Normally, I scorn New Year's resolutions.  I think that if change is needed, one ought to do it regardless of the date on the calendar.  Why change just because it's January 1st?  This year is different.  This year I feel change bubbling up inside of me. Maybe it's the books I've been reading lately.  Maybe it's the growing conviction that a life lived unintentionally is a wasted life.  I don't want my life to be wasted.  I want to live with purpose, with intention.

Another reason I tend to avoid New Year's resolutions is the inevitable disappointment of failure that usually follows.  Lofty goals lead to certain defeat, in my mind.  But this year, the concepts of grace and purposeful direction have turned into an epiphany of sorts.  It's not about the numbers on the scale, or the public behavior of my child, or meeting the expectations of others; it's about living and walking in the direction of the convictions God has laid on my heart through His Word.
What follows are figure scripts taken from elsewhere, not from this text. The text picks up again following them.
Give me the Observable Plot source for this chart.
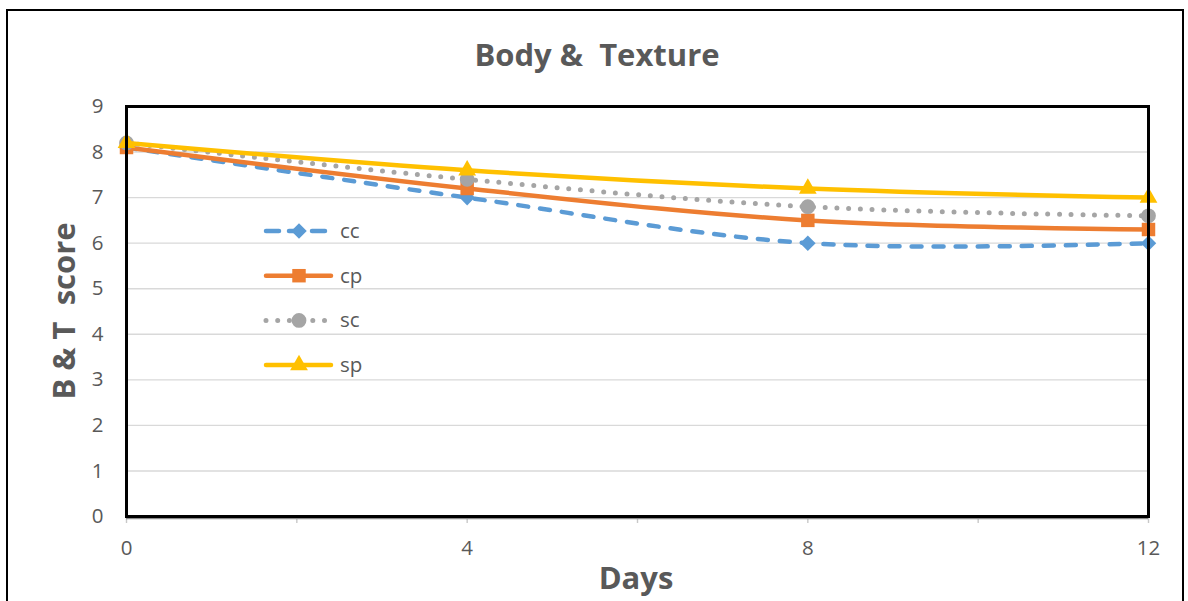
<!DOCTYPE html>
<html>
<head>
<meta charset="utf-8">
<script src="https://cdn.jsdelivr.net/npm/d3@7"></script>
<script src="https://cdn.jsdelivr.net/npm/@observablehq/plot@0.6"></script>
<style>
  html, body { margin: 0; padding: 0; background: #fff; }
  #wrap { position: relative; width: 1188px; height: 601px; overflow: hidden; font-family: "Open Sans", "Noto Sans", sans-serif; }
  #border { position: absolute; left: 6px; top: 9px; width: 1178px; height: 620px; border: 2px solid #000; box-sizing: border-box; }
  #chart { position: absolute; left: 0; top: 0; }
  #legend { position: absolute; left: 0; top: 0; pointer-events: none; }
  .title { position: absolute; white-space: pre; color: #595959; font-weight: 700; }
</style>
</head>
<body>
<div id="wrap">
  <div id="border"></div>
  <div id="chart"></div>
  <svg id="legend" width="1188" height="601"></svg>
  <div class="title" id="t-main" style="left:0;width:1194px;text-align:center;top:33px;font-size:31px;">Body &amp;  Texture</div>
  <div class="title" id="t-x" style="left:0;width:1272px;text-align:center;top:556px;font-size:31px;">Days</div>
  <div class="title" id="t-y" style="left:63px;top:311px;font-size:31px;transform:translate(-50%,-50%) rotate(-90deg);">B &amp; T  score</div>
</div>
<script>
// Storage days and sensory Body & Texture scores per treatment
const days = [0, 4, 8, 12];
const cc = [8.1, 7.0, 6.0, 6.0];
const cp = [8.1, 7.2, 6.5, 6.3];
const sc = [8.2, 7.4, 6.8, 6.6];
const sp = [8.2, 7.6, 7.2, 7.0];
const seriesNames = ["cc", "cp", "sc", "sp"];
const yTicks = [0, 1, 2, 3, 4, 5, 6, 7, 8, 9];
const xTicks = [0, 4, 8, 12];
const xMinorTicks = [0, 2, 4, 6, 8, 10, 12];

const values = { cc, cp, sc, sp };

// Line and marker styling for each treatment
const styles = {
  cc: { color: "#5B9BD5", dash: "10 12", legendDash: "13 10", symbol: "diamond2", r: 7 },
  cp: { color: "#ED7D31", dash: null, symbol: "square", r: 7.6 },
  sc: { color: "#A5A5A5", dash: "0 11.7", symbol: "circle", r: 7.4 },
  sp: { color: "#FFC000", dash: null, symbol: "triangle", r: 6.6 }
};

const rows = seriesNames.flatMap(name =>
  days.map((d, i) => ({ series: name, day: d, score: values[name][i] }))
);

const seriesMarks = seriesNames.flatMap(name => {
  const s = styles[name];
  const data = rows.filter(r => r.series === name);
  return [
    Plot.line(data, {
      x: "day", y: "score", stroke: s.color, strokeWidth: name === "sc" ? 5 : 4.5,
      strokeDasharray: s.dash ?? undefined, strokeLinecap: "round",
      curve: "cardinal"
    }),
    Plot.dot(data, { x: "day", y: "score", symbol: () => s.symbol, r: s.r, fill: s.color, stroke: "none" })
  ];
});

const chart = Plot.plot({
  width: 1188,
  height: 601,
  marginLeft: 126,
  marginRight: 40,
  marginTop: 106,
  marginBottom: 85,
  x: { domain: [0, 12] },
  y: { domain: [0, 9] },
  symbol: { type: "identity" },
  style: { fontFamily: "'Open Sans', 'Noto Sans', sans-serif", color: "#595959", background: "transparent", overflow: "visible" },
  marks: [
    Plot.gridY(yTicks, { stroke: "#d9d9d9", strokeOpacity: 1, strokeWidth: 1.4 }),
    Plot.axisX(xMinorTicks, { tickSize: 7, stroke: "#c8c8c8", strokeWidth: 1.4, tickFormat: () => "", label: null }),
    Plot.axisX(xTicks, { tickSize: 0, tickPadding: 24, fontSize: 20.5, fill: "#595959", label: null }),
    Plot.axisY(yTicks, { tickSize: 0, tickPadding: 23, fontSize: 20.5, fill: "#595959", label: null }),
    Plot.ruleY([0], { stroke: "#8c8c8c", strokeWidth: 1.5, dy: 2 }),
    ...seriesMarks,
    Plot.frame({ stroke: "#000", strokeWidth: 3 })
  ]
});
document.getElementById("chart").appendChild(chart);

// Legend drawn inside the plotting area
const legend = d3.select("#legend");
const symbolTypes = { diamond2: d3.symbolDiamond2, square: d3.symbolSquare, circle: d3.symbolCircle, triangle: d3.symbolTriangle };
seriesNames.forEach((name, i) => {
  const s = styles[name];
  const y = 231 + i * 44.7;
  const g = legend.append("g").attr("transform", `translate(0,${y})`);
  g.append("line")
    .attr("x1", 266).attr("x2", 331).attr("y1", 0).attr("y2", 0)
    .attr("stroke", s.color).attr("stroke-width", name === "sc" ? 5 : 4.5).attr("stroke-linecap", "round")
    .attr("stroke-dasharray", s.legendDash ?? s.dash);
  g.append("path")
    .attr("transform", "translate(299,0)")
    .attr("d", d3.symbol(symbolTypes[s.symbol], Math.PI * s.r * s.r)())
    .attr("fill", s.color);
  g.append("text")
    .attr("x", 340).attr("y", 7)
    .attr("font-family", "'Open Sans', 'Noto Sans', sans-serif")
    .attr("font-size", 20.5).attr("fill", "#595959")
    .text(name);
});
</script>
</body>
</html>
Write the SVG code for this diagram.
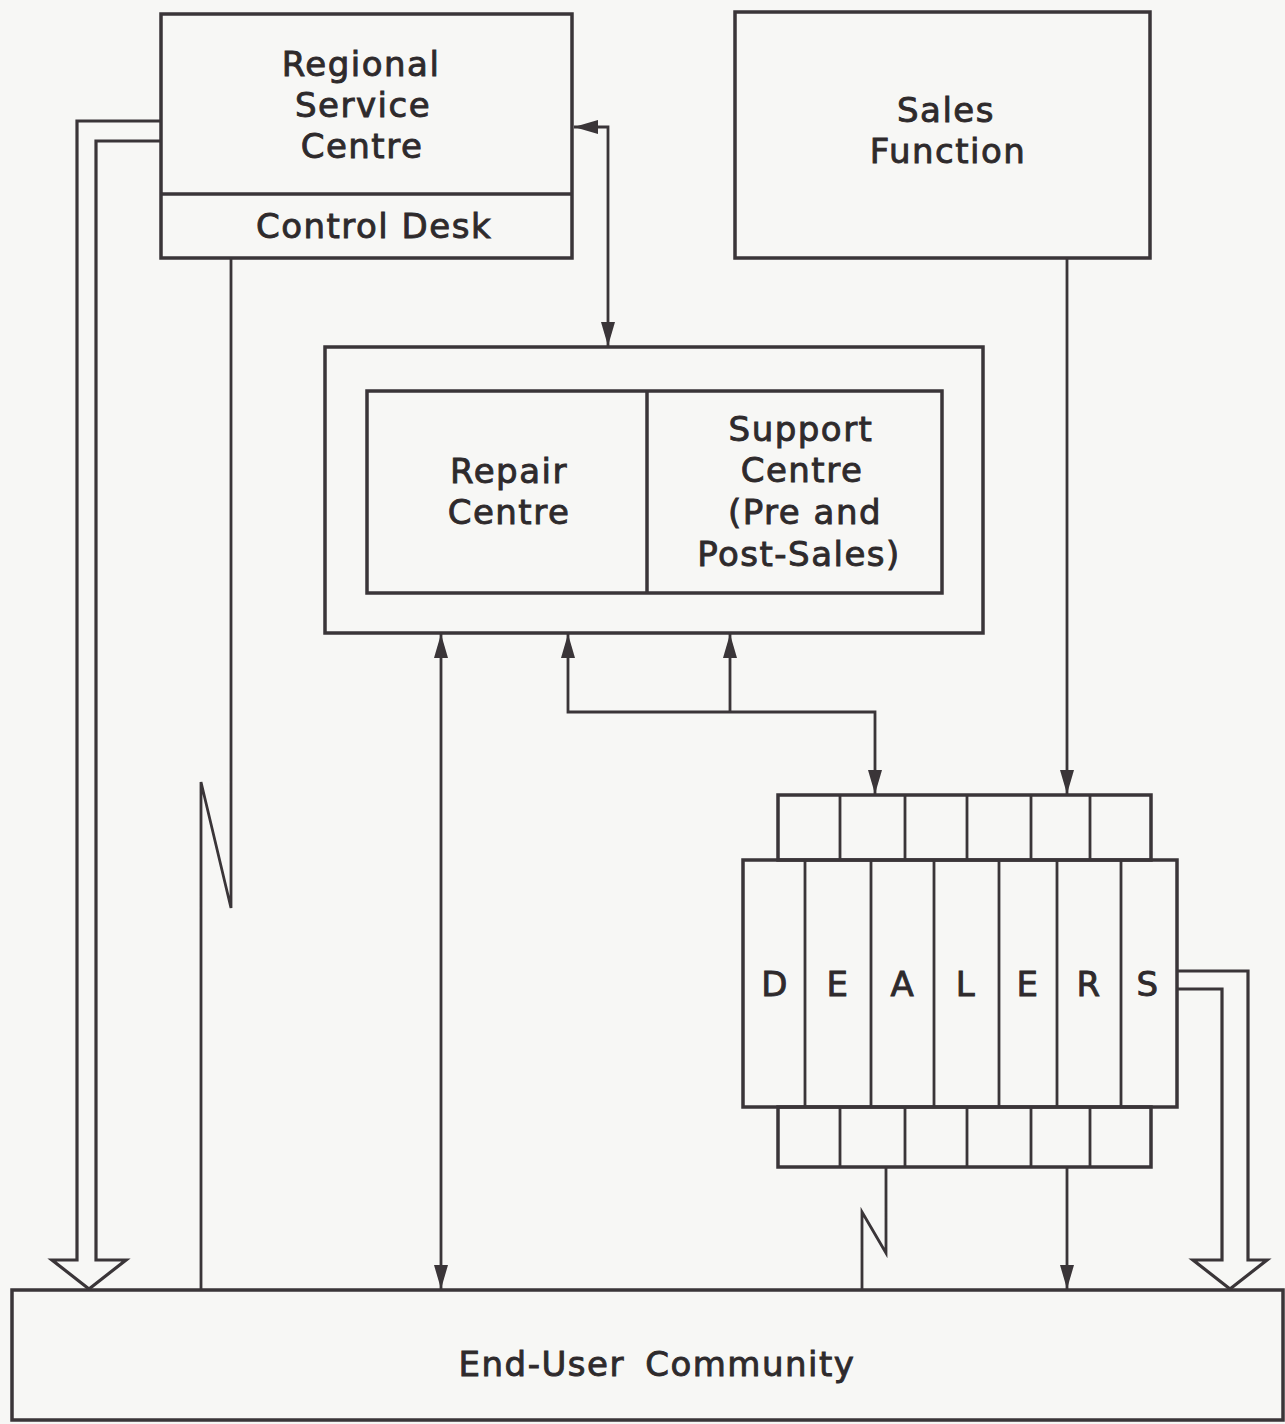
<svg xmlns="http://www.w3.org/2000/svg" width="1285" height="1424" viewBox="0 0 1285 1424">
<defs>
<style>
.b{fill:none;stroke:#3a3538;stroke-width:3.5}
.l{fill:none;stroke:#3a3538;stroke-width:2.8}
.h{fill:none;stroke:#3a3538;stroke-width:3.2;stroke-linejoin:miter}
text{font-family:"DejaVu Sans",sans-serif;font-size:34px;fill:#2e2a2c;stroke:#2e2a2c;stroke-width:0.9;text-anchor:middle;letter-spacing:1.5px}
</style>
<marker id="ah" viewBox="0 0 24 14" refX="24" refY="7" markerWidth="24" markerHeight="14" markerUnits="userSpaceOnUse" orient="auto-start-reverse">
<path d="M0,0 L24,7 L0,14 Z" fill="#3a3538"/>
</marker>
</defs>
<rect width="1285" height="1424" fill="#f7f7f5"/>
<g id="regional">
<rect class="b" x="161" y="14" width="411" height="244"/>
<line class="b" x1="161" y1="194" x2="572" y2="194"/>
<text x="361" y="76">Regional</text>
<text x="363" y="117">Service</text>
<text x="362" y="158">Centre</text>
<text x="374" y="238">Control Desk</text>
</g>
<g id="sales">
<rect class="b" x="735" y="12" width="415" height="246"/>
<text x="946" y="122">Sales</text>
<text x="948" y="163">Function</text>
</g>
<g id="centre">
<rect class="b" x="325" y="347" width="658" height="286"/>
<rect class="b" x="367" y="391" width="575" height="202"/>
<line class="b" x1="647" y1="391" x2="647" y2="593"/>
<text x="509" y="483">Repair</text>
<text x="509" y="524">Centre</text>
<text x="801" y="441">Support</text>
<text x="802" y="482">Centre</text>
<text x="805" y="524">(Pre and</text>
<text x="799" y="566">Post-Sales)</text>
</g>
<g id="dealers">
<rect class="b" x="778" y="795" width="373" height="65"/>
<rect class="b" x="778" y="1107" width="373" height="60"/>
<g class="l">
<line x1="840" y1="795" x2="840" y2="860"/><line x1="905" y1="795" x2="905" y2="860"/><line x1="967" y1="795" x2="967" y2="860"/><line x1="1031" y1="795" x2="1031" y2="860"/><line x1="1090" y1="795" x2="1090" y2="860"/>
<line x1="840" y1="1107" x2="840" y2="1167"/><line x1="905" y1="1107" x2="905" y2="1167"/><line x1="967" y1="1107" x2="967" y2="1167"/><line x1="1031" y1="1107" x2="1031" y2="1167"/><line x1="1090" y1="1107" x2="1090" y2="1167"/>
<line x1="805" y1="860" x2="805" y2="1107"/><line x1="871" y1="860" x2="871" y2="1107"/><line x1="934" y1="860" x2="934" y2="1107"/><line x1="999" y1="860" x2="999" y2="1107"/><line x1="1057" y1="860" x2="1057" y2="1107"/><line x1="1121" y1="860" x2="1121" y2="1107"/>
</g>
<rect class="b" x="743" y="860" width="434" height="247"/>
<text x="775" y="996">D</text>
<text x="838" y="996">E</text>
<text x="903" y="996">A</text>
<text x="966" y="996">L</text>
<text x="1028" y="996">E</text>
<text x="1089" y="996">R</text>
<text x="1148" y="996">S</text>
</g>
<g id="enduser">
<rect class="b" x="12" y="1290" width="1271" height="130"/>
<text x="657" y="1376" style="word-spacing:8px">End-User Community</text>
</g>
<g id="connectors">
<path class="h" d="M161,121 L77,121 L77,1260 L52,1260 L89,1289 L126,1260 L96,1260 L96,141 L161,141"/>
<path class="h" d="M1177,971 L1248,971 L1248,1260 L1267,1260 L1230,1289 L1193,1260 L1222,1260 L1222,989 L1177,989"/>
<path class="l" d="M231,258 L231,908 L201,782 L201,1290"/>
<path class="l" d="M886,1167 L886,1253 L862,1212 L862,1290"/>
<path class="l" d="M574,127 L608,127 L608,346" marker-start="url(#ah)" marker-end="url(#ah)"/>
<path class="l" d="M441,634 L441,1289" marker-start="url(#ah)" marker-end="url(#ah)"/>
<path class="l" d="M568,634 L568,712 L875,712 L875,794" marker-start="url(#ah)" marker-end="url(#ah)"/>
<path class="l" d="M730,712 L730,634" marker-end="url(#ah)"/>
<path class="l" d="M1067,258 L1067,794" marker-end="url(#ah)"/>
<path class="l" d="M1067,1167 L1067,1289" marker-end="url(#ah)"/>
</g>
</svg>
So to that end, I've made my aim 5 out of 7 days of success in each goal. 

I want to grow as a mom, as a wife, as a spiritual mentor, as an academic professional, as a child of God.  I want to live a life that matters.  I want to shepherd my daughter's heart to love God and to enjoy life.  I want to become more like Jesus. I want to love my husband better.  I want to be more healthy and to create an environment of health for my family.  These priorities govern my goals.  

So here's to 2013! May it be a year of forward motion, not necessarily a year of goal completion.

What "forward motion" have you seen in your life over the past year? What are your goals for the new year?